Tuesday, 9 June 2026

Engagement and the Topology of Dialogic Possibility 2. Dialogic multiplicity: Why interactions contain more than one position

The previous post argued that participant positioning does not exhaust interpersonal meaning.

Speech function structures enactment space. Modal assessment positions participants within that space. Yet interactions also appear to involve the organisation of positions beyond those immediately occupied by the current participants.

This observation invites a further question.

Why should alternative positions matter at all?

One possible answer would be that they are merely incidental. Participants interact with one another, and references to other viewpoints, voices, or possibilities are secondary elaborations built upon a more fundamental interpersonal structure.

But everyday discourse suggests otherwise.

Alternative positions are not occasional additions to interaction. They appear to be present from the outset.

A statement does not simply establish a position. It simultaneously exists alongside the possibility that things might be otherwise.

A question does not merely seek an answer. It creates a space in which multiple answers become relevant.

An offer projects alternative futures: acceptance, refusal, modification, postponement.

A command invokes possibilities of compliance, resistance, reinterpretation, or challenge.

In each case, interpersonal meaning unfolds not within a single position but within a field of possible positions.

Interaction is therefore inherently dialogic.

This does not mean that multiple participants must be physically present. Nor does it mean that alternative viewpoints must be explicitly articulated.

Rather, it means that every act of meaning takes place against a background of relational alternatives.

The position currently occupied acquires significance precisely because other positions remain possible.

This becomes clearer if we consider how meaning would operate in the absence of such alternatives.

Imagine a statement whose content could not be questioned, reframed, challenged, supported, qualified, or interpreted differently.

Such an utterance would no longer function as a move within interaction. It would simply exist as an isolated event.

Likewise, a question admitting only one possible answer would cease to function as a genuine interrogation. The apparent dialogic space would already have collapsed into a predetermined outcome.

Interpersonal meaning therefore depends not merely on the existence of positions but on the persistence of alternatives.

Meaning is enacted within a structured field of possibility.

The implications of this observation are significant.

In the previous series, enactment space referred to the structured possibilities associated with speech functions. Questions organised answerability. Statements organised commitment. Offers organised availability. Commands organised responsiveness and obligation.

What now emerges is that each of these enactment spaces is itself populated by alternative positions.

Questions contain multiple possible answers.

Statements coexist with alternative accounts.

Offers project multiple trajectories of uptake.

Commands invoke various forms of response.

The interactional field is therefore more densely organised than participant positioning alone would suggest.
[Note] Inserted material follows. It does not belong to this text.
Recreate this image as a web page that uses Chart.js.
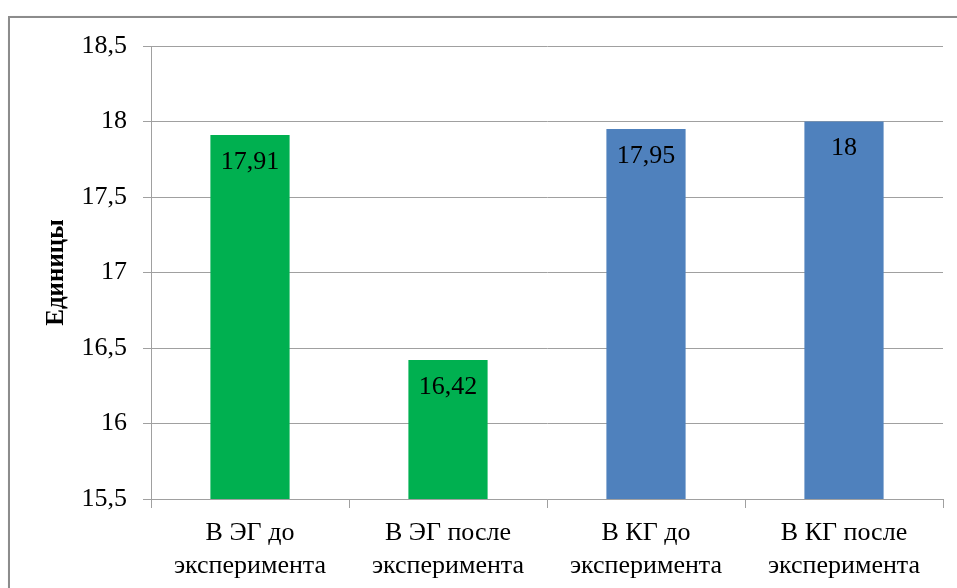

Participants are not positioned within an empty enactment space.

They are positioned within an enactment space already populated by actual and potential alternatives.

This is what will be referred to here as dialogic multiplicity.

Dialogic multiplicity does not refer simply to the presence of many voices. Nor does it refer only to disagreement.

Rather, it refers to the fact that interpersonal meaning inherently involves a plurality of available positions.

Some of these positions may be occupied.

Others may be anticipated.

Others may be attributed to absent participants.

Still others may be backgrounded, suppressed, or excluded.

Yet all contribute to the structure of the interaction.

The significance of dialogic multiplicity lies in the fact that it introduces a new object of description.

Speech function concerns the organisation of enactment space.

Modal assessment concerns participant positioning within enactment space.

Dialogic multiplicity concerns the organisation of the plurality of positions that inhabit that same space.

This plurality is not external to interaction. It is one of the conditions that make interaction possible.

The question is therefore no longer simply where participants are positioned.

It is also how the field of possible positions is organised.

Which positions are acknowledged?

Which remain implicit?

Which are treated as legitimate possibilities?

Which are excluded from consideration?

Which are foregrounded, and which are backgrounded?

These questions point toward a dimension of interpersonal meaning that cannot be reduced either to enactment structure or participant positioning.

They concern the organisation of positional multiplicity itself.

The next step is to examine how interactions manage this multiplicity.

If alternative positions are always potentially present, interpersonal meaning must include resources for organising their status, relevance, and relation to one another.

Understanding those resources will take us further into the dialogic architecture of meaning.